News
One of the things that has always amazed me about this city is its icon status. What I mean in particular is the popularity of the Manhattan Skyline, the Statue of Liberty, the Empire State Building, and Times Square. This type of icon status around the world is often misleading… and sometimes we New Yorkers fall into it as well. I realized that from my last post when I continually mentioned “the city” when in reality I should have said Manhattan. To an outsider it may not seem a big deal… but to myself as an actual New Yorker I find it appalling. Yeah… I appalled myself… big surprise there. The truth is that New York City is much more diverse… with things such as the 1964 World Fair grounds in Flushing Meadows Queens, Yankee Stadium in the Bronx, Coney Island in Brooklyn, and the Fresh Kills landfill in Staten Island. These are the most popular icons I can think of that an outsider MAY be familiar with in the four other boroughs.
There is one icon, however, that spans across all the boroughs. The New York City Subway. Most tourists in NYC will take not of the colorful signs, and perhaps will even venture down to the subterranean world. Others will avoid it like the plague. New Yorkers… well… it has just become a part of life as both one of the most beautiful and nastiest places in the city. So it is no wonder that the City of New York has launched a campaign of giving out free condoms bearing NYC Subway lettering. They are the ”OFFICIAL NYC CONDOM”… for all the beautiful places… and the nasty ones… you want to go.

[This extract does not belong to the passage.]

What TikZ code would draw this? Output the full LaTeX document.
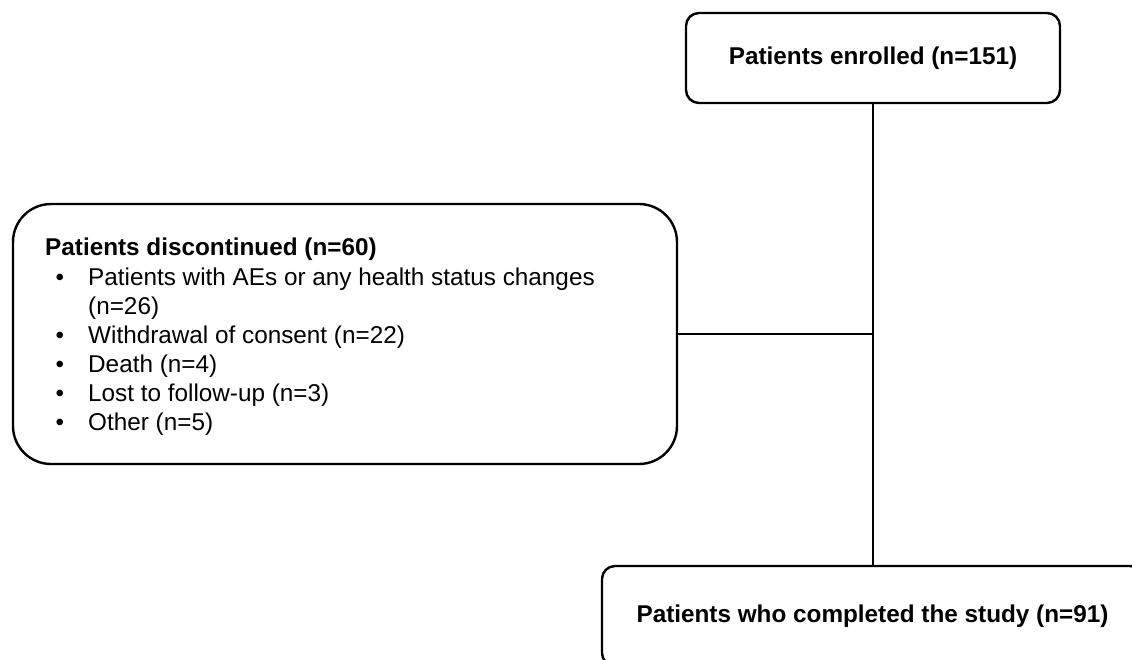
\documentclass[tikz,border=0pt]{standalone}
\usepackage{fontspec}
\setmainfont{Liberation Sans}
\begin{document}
\begin{tikzpicture}[x=1pt,y=-1pt,
  box/.style={draw=black,line width=2.4pt,inner sep=0pt},
  conn/.style={draw=black,line width=2.4pt},
  txt/.style={inner sep=0pt,anchor=base west,font=\fontsize{24.3}{29}\selectfont},
  bold/.style={txt,font=\fontsize{24.3}{29}\selectfont\bfseries},
  bul/.style={inner sep=0pt,anchor=base,font=\fontsize{24.3}{29}\selectfont}]
\useasboundingbox (0,0) rectangle (1132,659);
\clip (0,0) rectangle (1132,659);
% boxes
\node[box,rounded corners=13pt,minimum width=374pt,minimum height=90pt,
  font=\fontsize{24.3}{29}\selectfont\bfseries] (enr) at (873,58) {Patients enrolled (n=151)};
\node[box,rounded corners=38pt,minimum width=664pt,minimum height=260pt] (disc) at (345,334) {};
\node[box,rounded corners=13pt,minimum width=541pt,minimum height=100pt,
  font=\fontsize{24.3}{29}\selectfont\bfseries] (comp) at (872.5,616) {Patients who completed the study (n=91)};
% discontinued text
\node[bold] (dt) at (45,255) {Patients discontinued (n=60)};
\node[bul] (b1) at (60,285) {•};
\node[txt] (l1) at (88,285) {Patients with AEs or any health status changes};
\node[txt] (l1b) at (88,314) {(n=26)};
\node[bul] (b2) at (60,343) {•};
\node[txt] (l2) at (88,343) {Withdrawal of consent (n=22)};
\node[bul] (b3) at (60,372) {•};
\node[txt] (l3) at (88,372) {Death (n=4)};
\node[bul] (b4) at (60,401) {•};
\node[txt] (l4) at (88,401) {Lost to follow-up (n=3)};
\node[bul] (b5) at (60,430) {•};
\node[txt] (l5) at (88,430) {Other (n=5)};
% connectors
\draw[conn] (enr.south) -- (enr.south |- comp.north);
\draw[conn] (disc.east) -- (enr.south |- disc.east);
\end{tikzpicture}
\end{document}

The condoms are actually LifeStyle condoms branded by NYC… the first city to do so that I’m aware of. The fact they used the Subway lettering is rather ironic… the Subway being miles of tunnel that are undoubtedly dark… and at most times damp or wet. It is also ironic because while the condoms are being given out free… the only free thing you’ll get from the Subway is usually a disease of some sort. So why do I bring this all up? Have I suddenly gone all Subway Bloggery? Hardly. The truth is… well… I got 100 of them.

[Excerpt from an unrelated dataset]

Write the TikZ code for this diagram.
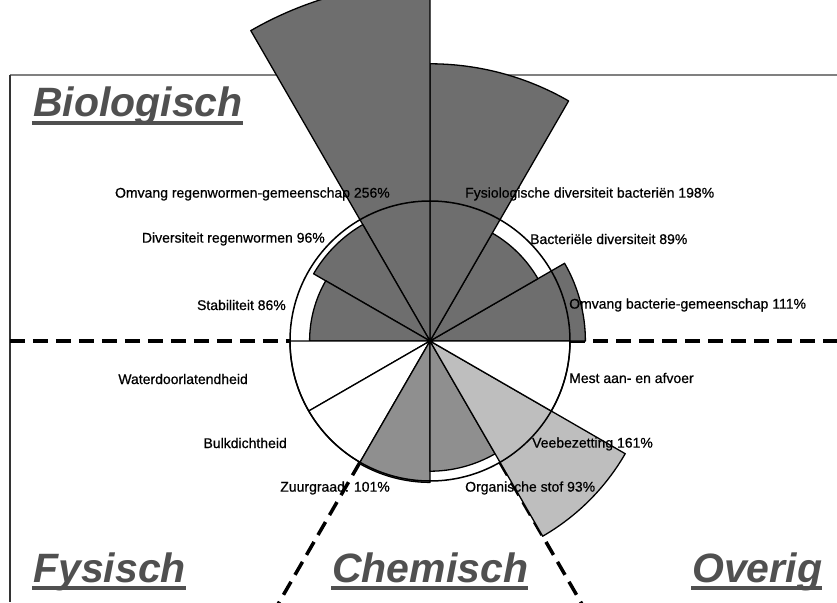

So what to do with 100 OFFICIAL NYC Condoms? I should use them of course… but considering my right paw is the closest thing to a date as I’ve gotten in over a year… the chances are I won’t be needing them emergently. I did consider selling them on E-Bay… but I get the feeling I may be hunted down for selling city property since they are being given out free of charge. Then I was thinking I could use them as decorations so when female friends come over they may be incentivized to try an OFFICIAL NYC Condom out… but I do have small ones coming over every now and then and that may not be such a good idea. Then I thought maybe I could use them as party favors… but then I’d have to have a party… and I generally hate other people… so that’s not a great idea either. Then I thought that maybe… just maybe… I could use them for Subway jobs instead of the latex gloves… but I think the lubrication would make me drop the patient. Then I thought… well… I’m thinking too much on it.
So I have 100 OFFICIAL NYC Condoms… and nothing to do with them. Luckily they don’t expire until 2011.